Nevertheless, what makes the renewal of Marxism difficult in Korea is not so much political repression by the state as the retreat of mass progressive movements and the marginalisation of Marxist academics. In order to break with this situation and revive Marxist research in Korea, the current monopolisation of major university positions by US-trained neoliberal mainstream economists must first be challenged. In addition, at least the “simple reproduction” of Marxist economists in the universities needs to be secured. Instead of indulging in endless debates on the “transformation problem”, Marxist economists need to directly tackle mainstream neoliberal economics and try to ally with workers and students, who are beginning to be radicalised in the conditions of global economic crisis. Indeed, Marxist economists need to engage with young, casualised, low-income workers, and the people who came onto the streets for the wave of candlelight demonstrations against Korea’s conservative governments in the last five years.
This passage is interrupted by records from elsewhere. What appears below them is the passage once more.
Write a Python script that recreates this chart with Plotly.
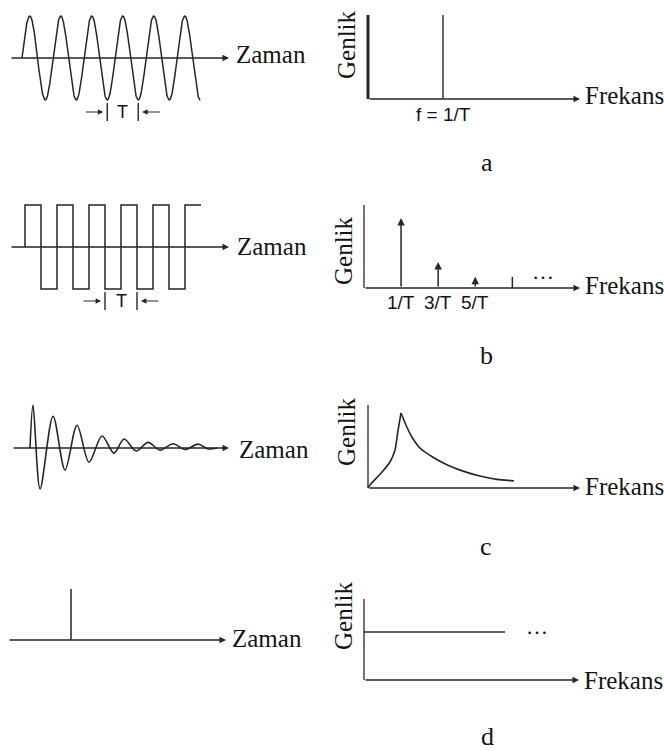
import numpy as np
import plotly.graph_objects as go

W, H = 664, 751
INK = "#262626"
TEXT = "#141414"
SERIF = "Liberation Serif, Times New Roman, serif"
NARROW = "Liberation Sans Narrow, Arial Narrow, Liberation Sans, Arial, sans-serif"

# ---------------- data ----------------
# (a) pure sine, time in units of the period T
sine_cycles = 5.75
sine_freq = [1.0]          # spectral line position (1/T)
sine_line_amp = [1.0]

# (b) square wave, one level per half period
square_levels = [1, -1, 1, -1, 1, -1, 1, -1, 1, -1, 1]
square_half = 0.5
harm_freq = [1, 3, 5, 7]
harm_amp = [1.0, 0.37, 0.16, 0.16]
harm_arrow = [True, True, True, False]
harm_labels = ["1/T", "3/T", "5/T", ""]

# (c) damped oscillation: extrema of the decaying wave
damped_t = [0, 0.125, 0.42, 0.96, 1.46, 1.96, 2.46, 3.0, 3.5, 3.92, 4.42,
            4.92, 5.42, 5.96, 6.46, 7.0, 7.42, 7.8]
damped_y = [0, 1.0, -0.95, 0.74, -0.51, 0.53, -0.33, 0.28, -0.12, 0.21,
            -0.07, 0.13, -0.05, 0.10, -0.035, 0.09, -0.02, 0]
# its spectrum: rising flank up to the resonance peak, then the decaying tail
spec_c_rise_f = [0, 0.06, 0.42, 0.67, 0.82, 0.91, 1.0]
spec_c_rise_a = [0, 0.04, 0.21, 0.35, 0.51, 0.77, 1.0]
spec_c_tail_f = [1.0, 1.18, 1.33, 1.58, 1.97, 2.39, 2.88, 3.39, 3.91, 4.42]
spec_c_tail_a = [1.0, 0.81, 0.68, 0.53, 0.41, 0.31, 0.225, 0.16, 0.115, 0.095]

# (d) impulse and its flat spectrum
impulse_t = [0]
impulse_amp = [1.0]
flat_f = [0, 4]
flat_amp = [1.0, 1.0]

# ---------------- layout helpers ----------------
layout_axes = {}
annotations = []
traces = []


def panel(idx, box, xo, xs, yo, ys):
    """Subplot whose data units map to pixels: px = xo + xs*u, py = yo - ys*v."""
    L, T, R, B = box
    sfx = "" if idx == 1 else str(idx)
    layout_axes["xaxis" + sfx] = dict(domain=[L / W, R / W],
                                      range=[(L - xo) / xs, (R - xo) / xs],
                                      visible=False, fixedrange=True,
                                      anchor="y" + sfx)
    layout_axes["yaxis" + sfx] = dict(domain=[1 - B / H, 1 - T / H],
                                      range=[(yo - B) / ys, (yo - T) / ys],
                                      visible=False, fixedrange=True,
                                      anchor="x" + sfx)
    return dict(x="x" + sfx, y="y" + sfx, xo=xo, xs=xs, yo=yo, ys=ys)


def ux(p, px):
    return (px - p["xo"]) / p["xs"]


def uy(p, py):
    return (p["yo"] - py) / p["ys"]


def line(p, x, y, width=1.5, color=INK, shape="linear", smoothing=1.0):
    traces.append(go.Scatter(x=list(x), y=list(y), mode="lines",
                             line=dict(color=color, width=width, shape=shape,
                                       smoothing=smoothing),
                             xaxis=p["x"], yaxis=p["y"], showlegend=False,
                             hoverinfo="skip"))


def arrow(p, x0, y0, x1, y1, width=1.3, head=2, size=1.0, color=INK):
    annotations.append(dict(x=x1, y=y1, ax=x0, ay=y0, xref=p["x"], yref=p["y"],
                            axref=p["x"], ayref=p["y"], text="", showarrow=True,
                            arrowhead=head, arrowsize=size, arrowwidth=width,
                            arrowcolor=color, standoff=0, startstandoff=0))


def text_data(p, s, x, y, size, family=NARROW, xanchor="center"):
    annotations.append(dict(x=x, y=y, xref=p["x"], yref=p["y"], text=s,
                            showarrow=False, xanchor=xanchor, yanchor="middle",
                            font=dict(family=family, size=size, color=TEXT)))


def text_px(s, px, py, size=25, family=SERIF, xanchor="center", angle=0):
    annotations.append(dict(x=px / W, y=1 - py / H, xref="paper", yref="paper",
                            text=s, showarrow=False, xanchor=xanchor,
                            yanchor="middle", textangle=angle,
                            font=dict(family=family, size=size, color=TEXT)))


def time_axis(p, px0, px1, label_px, label_py):
    arrow(p, ux(p, px0), 0, ux(p, px1), 0)
    text_px("Zaman", label_px, label_py, xanchor="left")


def freq_axes(p, px0, px1, top_py, label_py, genlik_px, genlik_py, ywidth=1.3):
    x0 = ux(p, px0)
    line(p, [x0, x0], [0, uy(p, top_py)], width=ywidth)
    arrow(p, x0, 0, ux(p, px1), 0)
    text_px("Frekans", px1 + 3, label_py, xanchor="left")
    text_px("Genlik", genlik_px, genlik_py, angle=-90)


def period_marker(p, ta, tb, py):
    """→| T |← marker spanning one period between ta and tb."""
    yc = uy(p, py)
    half = 9 / p["ys"]
    for t in (ta, tb):
        line(p, [t, t], [yc - half, yc + half], width=1.4)
    off_near, off_far = 4 / p["xs"], 23 / p["xs"]
    arrow(p, ta - off_far, yc, ta - off_near, yc, width=1.2, head=2, size=0.9)
    arrow(p, tb + off_far, yc, tb + off_near, yc, width=1.2, head=2, size=0.9)
    text_data(p, "T", (ta + tb) / 2, yc, 18)


# ---------------- (a) sine ----------------
pa = panel(1, (2, 5, 234, 130), xo=22, xs=31, yo=58, ys=42)
time_axis(pa, 10, 229, 234, 55)
t = np.linspace(0, sine_cycles, 800)
line(pa, t, np.sin(2 * np.pi * t), width=1.5)
period_marker(pa, 2.75, 3.75, 112)

pa2 = panel(2, (355, 5, 585, 130), xo=368, xs=75, yo=99, ys=84)
freq_axes(pa2, 368, 580, 15, 96, 346, 45, ywidth=3)
for f, a in zip(sine_freq, sine_line_amp):
    line(pa2, [f, f], [0, a], width=1.4)
    text_data(pa2, "f = 1/T", f, uy(pa2, 114), 19)
text_px("a", 487, 163, size=26)

# ---------------- (b) square ----------------
pb = panel(3, (2, 195, 234, 320), xo=25, xs=32, yo=247, ys=42)
time_axis(pb, 10, 229, 235, 246)
sx, sy = [0.0], [0.0]
for i, lev in enumerate(square_levels):
    sx += [i * square_half, (i + 1) * square_half]
    sy += [lev, lev]
line(pb, sx, sy, width=1.5)
period_marker(pb, 2.5, 3.5, 301)

pb2 = panel(4, (355, 195, 585, 320), xo=382.5, xs=18.55, yo=288, ys=70)
freq_axes(pb2, 364, 580, 205, 286, 343, 251)
for f, a, has_head, lab in zip(harm_freq, harm_amp, harm_arrow, harm_labels):
    if has_head:
        arrow(pb2, f, 0, f, a, width=1.5, head=2, size=1.0)
    else:
        line(pb2, [f, f], [0, a], width=1.5)
    if lab:
        text_data(pb2, lab, f, uy(pb2, 302), 19)
text_data(pb2, "…", ux(pb2, 543), uy(pb2, 271), 22, family=SERIF)
text_px("b", 486, 355, size=26)

# ---------------- (c) damped ----------------
pc = panel(5, (2, 395, 234, 500), xo=30, xs=24, yo=448, ys=43)
time_axis(pc, 12, 229, 237, 449)
line(pc, damped_t, damped_y, width=1.6, shape="spline", smoothing=0.9)

pc2 = panel(6, (355, 395, 585, 500), xo=368, xs=33, yo=488, ys=75)
freq_axes(pc2, 368, 580, 405, 487, 346, 432)
line(pc2, spec_c_rise_f, spec_c_rise_a, width=1.6, shape="spline", smoothing=0.6)
line(pc2, spec_c_tail_f, spec_c_tail_a, width=1.6, shape="spline", smoothing=0.6)
text_px("c", 486, 546, size=26)

# ---------------- (d) impulse ----------------
pd_ = panel(7, (2, 580, 234, 660), xo=71, xs=20, yo=640, ys=51)
time_axis(pd_, 8, 226, 230, 638)
for t0, a in zip(impulse_t, impulse_amp):
    line(pd_, [t0, t0], [0, a], width=1.5)

pd2 = panel(8, (355, 590, 585, 690), xo=364, xs=35.25, yo=680, ys=48)
freq_axes(pd2, 364, 579, 599, 680, 343, 616)
line(pd2, flat_f, flat_amp, width=1.5)
text_data(pd2, "…", ux(pd2, 537), uy(pd2, 626), 22, family=SERIF)
text_px("d", 487, 736, size=26)

fig = go.Figure(data=traces)
fig.update_layout(width=W, height=H, margin=dict(l=0, r=0, t=0, b=0),
                  paper_bgcolor="white", plot_bgcolor="rgba(0,0,0,0)",
                  showlegend=False, annotations=annotations, **layout_axes)
fig.write_html("out.html", config={"displayModeBar": False})
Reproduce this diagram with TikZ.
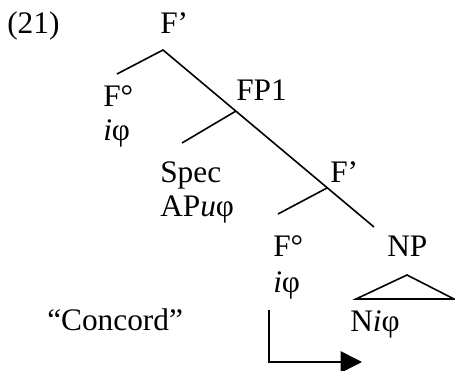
\documentclass[tikz,border=0pt]{standalone}
\usepackage{fontspec}
\setmainfont{Liberation Serif}
\usetikzlibrary{arrows.meta}
\begin{document}
\begin{tikzpicture}[x=0.75pt,y=-0.75pt,
  lbl/.style={inner sep=0pt,anchor=base west,font=\fontsize{23.5}{27}\selectfont},
  branch/.style={line width=1.2pt},
  movearrow/.style={line width=1.2pt,-{Triangle[length=16pt,width=16pt]}}]
\useasboundingbox (0,0) rectangle (455,371);
% labels
\node[lbl] (ex) at (7,34) {(21)};
\node[lbl] (fbartop) at (160,33) {F’};
\node[lbl] (f0a) at (103,107) {F°};
\node[lbl] (f0aphi) at (103,141) {\textit{i}φ};
\node[lbl] (fp1) at (236,101) {FP1};
\node[lbl] (spec) at (160,182) {Spec};
\node[lbl] (ap) at (160,217) {AP\textit{u}φ};
\node[lbl] (fbar) at (330,182) {F’};
\node[lbl] (f0b) at (273,257) {F°};
\node[lbl] (f0bphi) at (273,292) {\textit{i}φ};
\node[lbl] (np) at (387,257) {NP};
\node[lbl] (n) at (350,332) {N\textit{i}φ};
\node[lbl] (concord) at (47,330) {“Concord”};
% tree geometry
\coordinate (top) at (163,50);
\coordinate (lt) at (117,74);
\coordinate (j1) at (236,111);
\coordinate (s1) at (182,143);
\coordinate (j2) at (327,188);
\coordinate (s2) at (278,214);
\coordinate (bot) at (374,227);
\draw[branch] (lt) -- (top) -- (bot);
\draw[branch] (j1) -- (s1);
\draw[branch] (j2) -- (s2);
% NP triangle
\coordinate (ta) at (407,275);
\coordinate (tl) at (356,299);
\coordinate (tr) at (454,299);
\draw[branch,line join=miter] (tl) -- (ta) -- (tr) -- cycle;
% arrow
\coordinate (a0) at (269,310);
\coordinate (a1) at (269,362);
\coordinate (a2) at (362,362);
\draw[movearrow] (a0) -- (a1) -- (a2);
\end{tikzpicture}
\end{document}
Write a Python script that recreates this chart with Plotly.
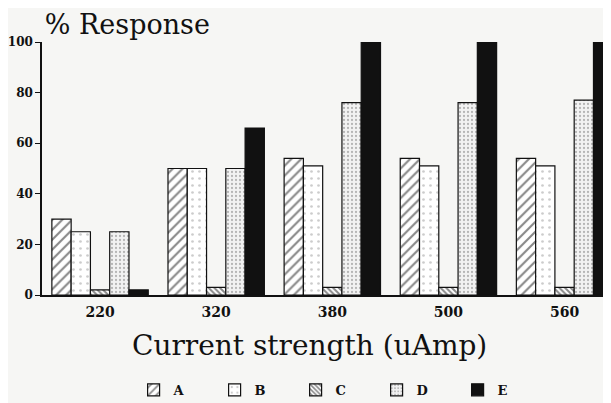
import plotly.graph_objects as go

categories = ["220", "320", "380", "500", "560"]
series_names = ["A", "B", "C", "D", "E"]
A = [30, 50, 54, 54, 54]
B = [25, 50, 51, 51, 51]
C = [2, 3, 3, 3, 3]
D = [25, 50, 76, 76, 77]
E = [2, 66, 100, 100, 100]
y_ticks = [0, 20, 40, 60, 80, 100]

values = [A, B, C, D, E]
patterns = [
    dict(shape="/", fgcolor="#111111", bgcolor="white", size=7, solidity=0.3),
    dict(shape=".", fgcolor="#9a9a9a", bgcolor="white", size=7, solidity=0.12),
    dict(shape="\\", fgcolor="#111111", bgcolor="white", size=4, solidity=0.5),
    dict(shape=".", fgcolor="#777777", bgcolor="#f2f2f2", size=4, solidity=0.25),
    dict(shape="", fgcolor="#111111", bgcolor="#111111"),
]

fig = go.Figure()
for name, vals, pat in zip(series_names, values, patterns):
    marker = dict(color=pat["bgcolor"], line=dict(color="#111111", width=1.2))
    if pat["shape"]:
        marker["pattern"] = pat
    else:
        marker["color"] = "#111111"
    fig.add_trace(go.Bar(x=categories, y=vals, name=name, marker=marker))

serif = "DejaVu Serif"
# page body adds an 8px offset; the figure is laid out 8px smaller to compensate
fig.update_layout(
    width=603, height=395,
    paper_bgcolor="#f6f6f4", plot_bgcolor="#f6f6f4",
    margin=dict(l=34, r=0, t=34, b=108, autoexpand=False),
    barmode="group", bargap=0.17, bargroupgap=0,
    font=dict(family=serif, color="#111111"),
    title=dict(text="% Response", x=0.061, xanchor="left", y=0.957, yanchor="middle",
               font=dict(family=serif, size=27, color="#111111")),
    showlegend=True,
    legend=dict(orientation="h", x=0.161, xanchor="left", y=-0.375, yanchor="middle",
                font=dict(family=serif, size=13, color="#111111", weight="bold"),
                entrywidth=36, entrywidthmode="pixels", bgcolor="rgba(0,0,0,0)",
                itemwidth=30, tracegroupgap=0),
    annotations=[dict(text="Current strength (uAmp)", xref="paper", yref="paper",
                      x=0.471, y=-0.198, xanchor="center", yanchor="middle",
                      showarrow=False, font=dict(family=serif, size=28, color="#111111"))],
)
fig.update_xaxes(type="category", range=[-0.5, 4.4], showline=True, linecolor="#111111",
                 linewidth=1.5, ticks="", showgrid=False, ticklabelstandoff=3,
                 tickfont=dict(family=serif, size=14, color="#111111", weight="bold"))
fig.update_yaxes(range=[0, 100], tickvals=y_ticks, showline=True, linecolor="#111111",
                 linewidth=1.5, ticks="outside", ticklen=5, tickcolor="#111111",
                 showgrid=False, zeroline=False, ticklabelstandoff=0,
                 tickfont=dict(family=serif, size=12, color="#111111", weight="bold"))

fig.write_html("out.html")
This is what Soohaeng Kim’s last project really meant. The main task for Marxist economists after Kim is to develop Marxist economics as an attractive and persuasive alternative for workers and students, who are being radicalised in the age of economic crisis. Only by engaging with radical movements created by workers and students can Marxist economics have its long-awaited renaissance. This is also the best way to follow and develop Kim’s legacy. We should not forget that the reason Kim could be appointed Professor of Economics at SNU back in 1987 was the strength of the student movement and the high tide of the Korean struggle for democratisation.